On February 18, the Center for Technology Innovation at the Brookings Institution hosted an event to discuss MIT Media Lab Professor Alex “Sandy” Pentland’s new book. Social Physics: How Good Ideas Spread—The Lessons from a New Science (Penguin Press, 2014).
The event was moderated by Ann R. and Andrew H. Tisch Distinguished Visiting Fellow Cameron Kerry and included a presentation by MIT Professor Alex “Sandy” Pentland followed by a panel of Co-founder and Executive Vice President of Hunch Analytics Aneesh Chopra and Vice President of Governance Studies and Founding Director of the Center for Technology Innovation Darrell West.
Pentland described his coined term, “social physics” as quantitative science that describes reliable, mathematical connections between information and idea flow and people’s behavior – how ideas flow from person to person and how they shape norms, productivity and creative output.
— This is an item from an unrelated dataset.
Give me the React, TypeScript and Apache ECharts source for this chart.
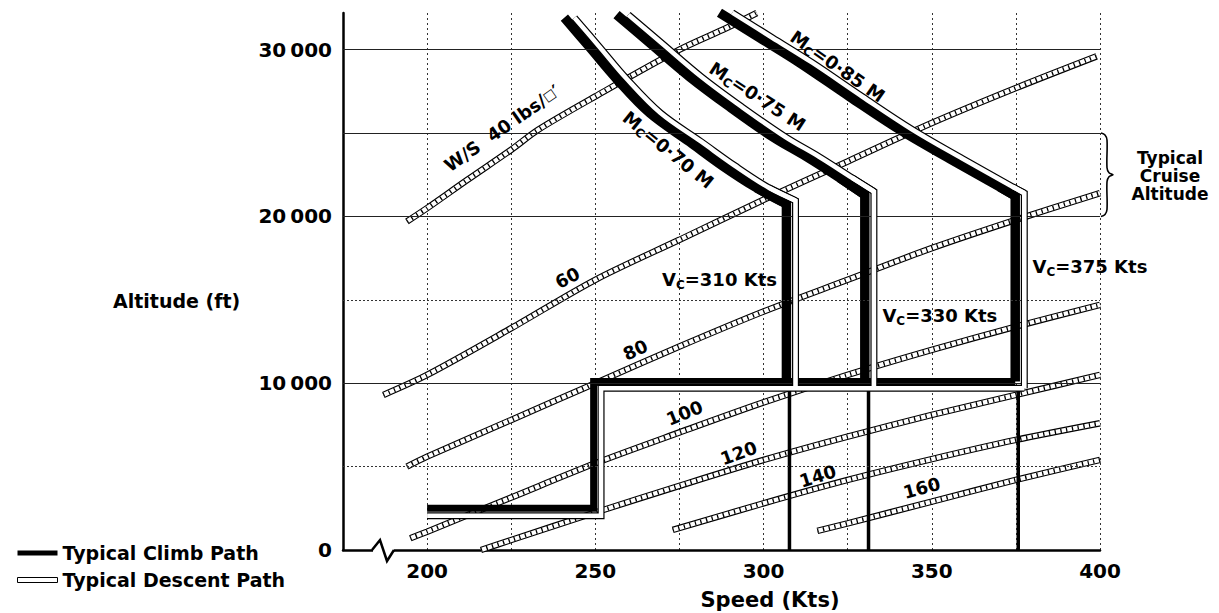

Coupled with new tools into collect and analyze big data on human interaction, the science of social physics yields insights on how large groups of people make decisions across disciplines, including health, finance, and politics.
Highlights from Pentland
- Social physics as a term is “over two centuries old,” yet the challenges are very modern as they relate to ethical dimensions surrounding big data and policy making.
- “As big data, things off of cellphones, off of badges, off of credit cards becomes available, it’s a little bit scary for society, but it’s a gold mine for social science.”
- “Social Physics is when social science meets big data.”
Highlights from the panelists
- Kerry named Sandy Pentland the “Father of Social Physics,” and discussed privacy in terms of big data.
- Chopra argued that “individuals are taking possession of their own data,” and that there is a “whole economy forming around managing and sharing big data.”
- West discussed how big data and social physics can affect government and that “data analytics applied to education and healthcare can be very challenging.” West also mentioned skewed incentives against risk taking in the public sector as a main obstacle in creating innovative solutions to governance problems.